Рэнсфорд молча покачал головой. Прихватив с собой пачку писем, он вышел из комнаты и направился длинным, возведенным из камня проходом, который вел к хирургическому кабинету в дальней стороне дома. Войдя туда, он закрыл за собой дверь и пробормотал:
– Боже, помоги мне, если однажды парень захочет узнать всю правду, а потом потребует предъявить факты и доказательства. Я ничего не имею против, если придется выложить все начистоту ей, когда она немного повзрослеет. Но он! Он никогда не сможет понять меня, как Мэри. Пока, хвала Господу, я имею возможность держаться сладкой сказочки о деньгах, а она не подозревает, что сегодня я ей солгал. Но что принесет будущее? Уже выискался мужчина, от которого необходимо избавиться, а ведь появятся другие, и один из них придется ей по сердцу. И ему нужно будет во всем признаться! А значит, и ей тоже. Какое счастье, что она не замечает моей безумной любви к ней!
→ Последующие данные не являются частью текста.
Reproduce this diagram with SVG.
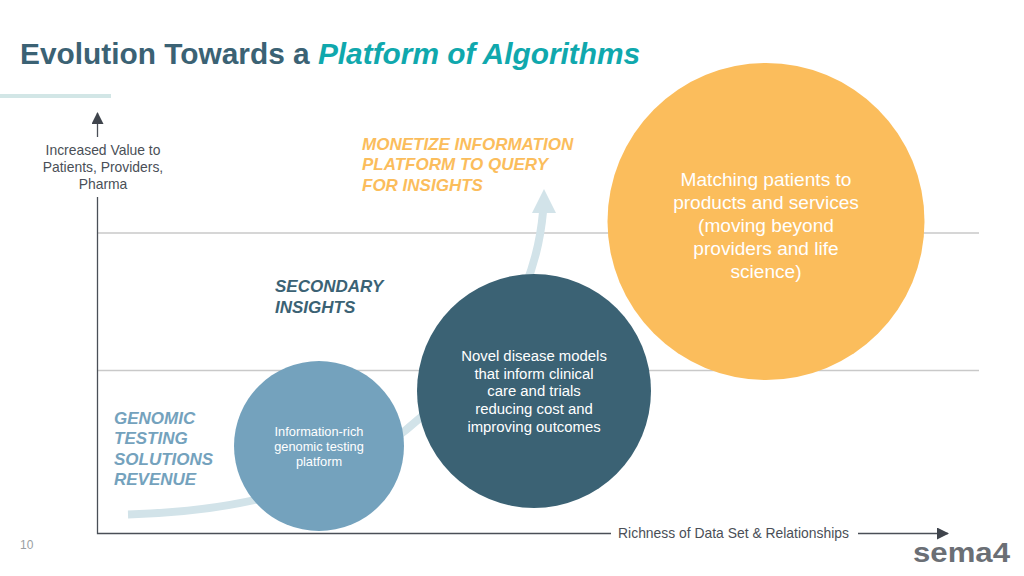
<svg xmlns="http://www.w3.org/2000/svg" width="1024" height="576" viewBox="0 0 1024 576">
<style>
text{font-family:"Liberation Sans",Arial,sans-serif}
.grid{stroke:#c9c9c9;stroke-width:1.3;fill:none}
.axis{stroke:#4a4f57;stroke-width:1.3;fill:none}
.lab{font-size:13.900px;fill:#4a4f57;text-anchor:middle}
.head{font-size:17px;font-weight:bold;font-style:italic}
.c{fill:#fff;text-anchor:middle}
</style>
<defs>
<marker id="ah" viewBox="0 0 12 12" refX="11" refY="6" markerWidth="12" markerHeight="12" markerUnits="userSpaceOnUse" orient="auto"><path d="M0 0L12 6L0 12Z" fill="#3f444c"/></marker>
</defs>
<rect width="1024" height="576" fill="#fff"/>
<g id="title">
<text x="20" y="64" font-size="29.850" font-weight="bold" fill="#3b6274">Evolution Towards a <tspan font-style="italic" fill="#10a8ad">Platform of Algorithms</tspan></text>
<rect x="0" y="94" width="111" height="4" fill="#d2e6e6"/>
</g>
<g id="connectors">
<path class="grid" d="M98 233H979M98 370.500H979"/>
<path class="axis" d="M97.500 197V533.500H611"/>
<path class="axis" d="M97.500 137V113" marker-end="url(#ah)"/>
<path class="axis" d="M858 533.500H948" marker-end="url(#ah)"/>
<path d="M128 514.500C240 511 340 490 420 418C490 360 535 300 543 212" fill="none" stroke="#d2e3e9" stroke-width="8"/>
<path d="M532 213L544 189L556 213Z" fill="#d2e3e9"/>
</g>
<g id="label-y"><text class="lab" x="103" y="155">Increased Value to</text><text class="lab" x="103" y="172">Patients, Providers,</text><text class="lab" x="103" y="189">Pharma</text></g>
<g id="label-x"><text class="lab" x="733.500" y="538">Richness of Data Set &amp; Relationships</text></g>
<g id="heading-monetize"><text class="head" fill="#fbbd5c" x="362" y="150">MONETIZE INFORMATION</text><text class="head" fill="#fbbd5c" x="362" y="170">PLATFORM TO QUERY</text><text class="head" fill="#fbbd5c" x="362" y="191">FOR INSIGHTS</text></g>
<g id="heading-secondary"><text class="head" fill="#3b6274" x="275" y="292">SECONDARY</text><text class="head" fill="#3b6274" x="275" y="313">INSIGHTS</text></g>
<g id="heading-genomic"><text class="head" fill="#74a2bd" x="114" y="424">GENOMIC</text><text class="head" fill="#74a2bd" x="114" y="444">TESTING</text><text class="head" fill="#74a2bd" x="114" y="465">SOLUTIONS</text><text class="head" fill="#74a2bd" x="114" y="485">REVENUE</text></g>
<g id="node-genomic"><circle cx="319" cy="446" r="85" fill="#74a2bd"/><g class="c" font-size="12.800"><text x="319" y="436">Information-rich</text><text x="319" y="451">genomic testing</text><text x="319" y="466">platform</text></g></g>
<g id="node-disease"><circle cx="534" cy="391" r="117" fill="#3b6274"/><g class="c" font-size="14.900"><text x="534" y="361">Novel disease models</text><text x="534" y="379">that inform clinical</text><text x="534" y="396">care and trials</text><text x="534" y="414">reducing cost and</text><text x="534" y="432">improving outcomes</text></g></g>
<g id="node-matching"><circle cx="766" cy="221.500" r="158.500" fill="#fbbd5c"/><g class="c" font-size="19.100"><text x="766" y="186">Matching patients to</text><text x="766" y="209">products and services</text><text x="766" y="232">(moving beyond</text><text x="766" y="255">providers and life</text><text x="766" y="278">science)</text></g></g>
<g id="page-number"><text x="20" y="549" font-size="12" fill="#9a9fa3">10</text></g>
<g id="logo"><text x="913" y="562" font-size="27" font-weight="bold" fill="#6b6f75" textLength="97" lengthAdjust="spacingAndGlyphs" font-family="DejaVu Sans">sema4</text></g>
</svg>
Она понятия не имеет об этом и никогда ничего не узнает. Я должен оставаться для нее всего лишь опекуном!
Рэнсфорд рассмеялся и бросил пачку писем на письменный стол, а затем принялся вскрывать их. За этим занятием его застал, войдя через боковую дверь, мистер Пембертон Брайс.
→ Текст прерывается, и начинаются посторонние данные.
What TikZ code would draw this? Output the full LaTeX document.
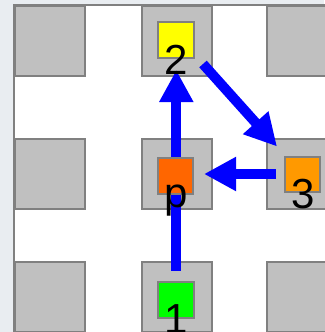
\documentclass[tikz,border=0pt]{standalone}
\usepackage{fontspec}
\setmainfont{Liberation Sans}
\usetikzlibrary{arrows.meta}
\definecolor{bgc}{HTML}{E9EDF1}
\definecolor{edgec}{HTML}{808080}
\definecolor{cellc}{HTML}{C0C0C0}
\definecolor{chipy}{HTML}{FFFF00}
\definecolor{chipp}{HTML}{FF6600}
\definecolor{chipt}{HTML}{FF9900}
\definecolor{chipg}{HTML}{00FF00}
\definecolor{flowc}{HTML}{0000FF}
\begin{document}
\begin{tikzpicture}[x=1pt,y=-1pt,
  cellbox/.style={draw=edgec, fill=cellc, line width=2pt, minimum size=70pt, inner sep=0pt, outer sep=0pt},
  chip/.style={draw=edgec, line width=2pt, minimum size=35.5pt, inner sep=0pt, outer sep=0pt},
  lbl/.style={font=\fontsize{42}{42}\selectfont, inner sep=0pt, anchor=base, text=black},
  flow/.style={draw=flowc, line width=10pt, line cap=butt, -{Triangle[length=32pt,width=32pt]}}]
\useasboundingbox (0,0) rectangle (324,332);
\fill[bgc] (0,0) rectangle (324,332);
\fill[white] (14,5) rectangle (330,340);
\draw[edgec, line width=2pt] (14,340) -- (14,5) -- (330,5);
% grid cells
\node[cellbox] (c11) at (50,41) {};
\node[cellbox] (c12) at (177,41) {};
\node[cellbox] (c13) at (302,41) {};
\node[cellbox] (c21) at (50,174) {};
\node[cellbox] (c22) at (177,174) {};
\node[cellbox] (c23) at (302,174) {};
\node[cellbox] (c31) at (50,297) {};
\node[cellbox] (c32) at (177,297) {};
\node[cellbox] (c33) at (302,297) {};
% arrow end points
\coordinate (a1s) at (176.3,270.7);
\coordinate (a1e) at (176.3,70);
\coordinate (a2s) at (203,64);
\coordinate (a2e) at (277,146.5);
\coordinate (a3s) at (276,174);
\coordinate (a3e) at (204,174);
\draw[flow] (a1s) -- (a1e);
\draw[flow] (a2s) -- (a2e);
\draw[flow] (a3s) -- (a3e);
% chips
\node[chip, fill=chipy] (n2) at (176,40) {};
\node[chip, fill=chipp] (np) at (175.7,175.8) {};
\node[chip, fill=chipt] (n3) at (302.5,174.7) {};
\node[chip, fill=chipg] (n1) at (176.2,300) {};
% labels
\node[lbl] (l2) at (176.5,74) {2};
\node[lbl] (lp) at (176,207) {p};
\node[lbl] (l3) at (303.5,208) {3};
\node[lbl] (l1) at (176.5,333) {1};
\end{tikzpicture}
\end{document}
Пембертона Брайса отличала привычка всегда входить в любую комнату так, словно ее обитатель спал и он опасался разбудить его. У него была мягкая походка, почти бесшумная, но не крадущаяся, а движения так осторожны, что Брайс часто оказывался рядом с кем-либо раньше, чем его замечали. Вот и сейчас он уже стоял у стола Рэнсфорда, а тот даже не подозревал о его появлении в хирургической. И внезапное осознание его присутствия вызвало у доктора раздражение, которое поначалу ему удалось подавить. Какой смысл вздорить по пустякам с человеком, если собираешься избавиться от него? Ответив на приветствие своего ассистента, такое же тихое, как его приход, он продолжил знакомство с письмами, после чего Брайс перешел в ту часть операционной, где хранились медикаменты, и занялся приготовлением какого-то снадобья по рецепту. Десять минут пролетели в молчании. Затем Рэнсфорд отодвинул письма в сторону, прижал их папье-маше и развернул кресло в сторону человека, которому собирался высказать нечто неприятное. Интересно, как все это воспримет Брайс?
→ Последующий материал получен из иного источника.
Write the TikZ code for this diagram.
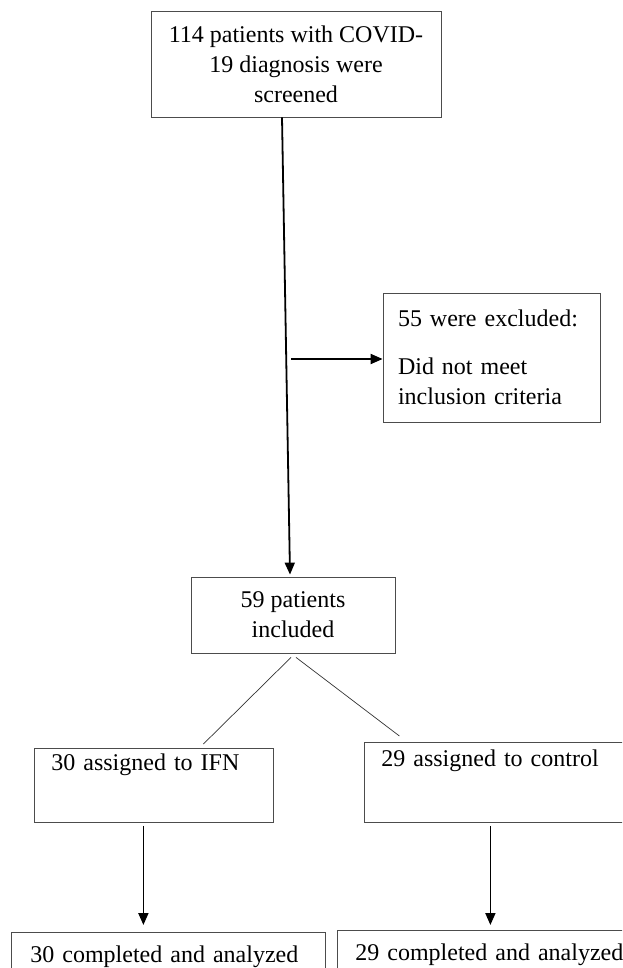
\documentclass[tikz,border=0pt]{standalone}
\usepackage{fontspec}
\setmainfont{Liberation Serif}
\usetikzlibrary{arrows.meta}

\begin{document}
\begin{tikzpicture}[x=1pt, y=-1pt, >={Triangle[length=12pt,width=10pt]},
  box/.style={draw=black!70, line width=0.8pt, inner sep=0pt, font=\fontsize{24}{30}\selectfont},
  flow/.style={->, line width=1.8pt},
  split/.style={line width=0.7pt, draw=black!80}]
\useasboundingbox (0,0) rectangle (622,968);
\clip (0,0) rectangle (622,968);
\node (screen) at (296,64) [box, align=center, minimum width=290pt, minimum height=106pt] {114 patients with COVID-\\19 diagnosis were\\screened};
\node (excl) at (491.5,357.5) [box, align=left, text width=187pt, inner xsep=15pt, minimum height=129pt] {55 were excluded:\\[18pt]Did not meet\\inclusion criteria};
\node (incl) at (293,615) [box, align=center, minimum width=204pt, minimum height=76pt] {59 patients\\included};
\node (ifn) at (34,748) [box, anchor=north west, align=left, text width=205pt, inner xsep=17pt, text height=22pt, text depth=52pt] {30 assigned to IFN};
\node (ctrl) at (364,742) [box, anchor=north west, align=left, text width=266pt, inner xsep=17pt, text height=24pt, text depth=56pt] {29 assigned to control};
\node (donel) at (11,932) [box, anchor=north west, align=left, text width=276pt, inner xsep=19pt, text height=30pt, text depth=40pt] {30 completed and analyzed};
\node (doner) at (337,930) [box, anchor=north west, align=left, text width=300pt, inner xsep=18pt, text height=30pt, text depth=40pt] {29 completed and analyzed};
% screening and exclusion
\coordinate (branch) at (291,359);
\draw[flow] ([xshift=-14pt]screen.south) -- ([xshift=-3pt,yshift=2pt]incl.north);
\draw[flow] (branch) -- (branch -| excl.west);
% randomisation
\draw[split] ([xshift=-2pt,yshift=-4pt]incl.south) -- ([xshift=49.5pt,yshift=4pt]ifn.north);
\draw[split] ([xshift=3pt,yshift=-4pt]incl.south) -- ([xshift=-115pt,yshift=6pt]ctrl.north);
\draw[flow] ([xshift=-10.5pt,yshift=-3pt]ifn.south) -- ([xshift=-10.5pt,yshift=7pt]ifn.south |- donel.north);
\draw[flow] ([xshift=-24pt,yshift=-3pt]ctrl.south) -- ([xshift=-24pt,yshift=5pt]ctrl.south |- doner.north);
\end{tikzpicture}
\end{document}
Он действительно никогда не питал симпатий к своему ассистенту, хотя тот работал у него уже два года. В натуре Пембертона Брайса присутствовало нечто, чего Рэнсфорд не понимал и не в силах был постигнуть. Брайс пришел с отличными отзывами и хвалебными рекомендациями. С работой справлялся, превосходно ладил с любыми пациентами, показал задатки хорошего терапевта. В общем, с профессиональной точки зрения никаких претензий к нему не было. Но у Рэнсфорда его личность вызывала отторжение. Почему? Он и сам не смог бы этого объяснить. Внешне Брайс выглядел презентабельно – высокого роста приятный молодой человек лет двадцати восьми. Таких многие, особенно женщины, записывали в разряд красивых мужчин. Он понимал необходимость хорошо одеваться и всегда безукоризненно выглядеть, причем умел это делать со вкусом, а его профессиональные навыки не оставляли желать ничего лучшего. Но Рэнсфорд скоро научился видеть различия между Брайсом-медиком и Брайсом-индивидуумом, и последнего-то он недолюбливал. За пределами профессиональной деятельности Брайс был, несомненно, человеком двуличным, скрытным и хитрым. Создавалось впечатление, что он старается узнать о других все, не откровенничая о себе самом. В частной жизни Брайс как будто оставался постоянно настороже и явно держал при себе какие-то секреты. Рэнсфорд не сумел бы объяснить, почему он так считает, однако они представлялись ему отвратительными. В общем, в повседневном общении он своего ассистента не любил, а в данный момент, когда смотрел на него, это чувство едва ли могло быть сильнее.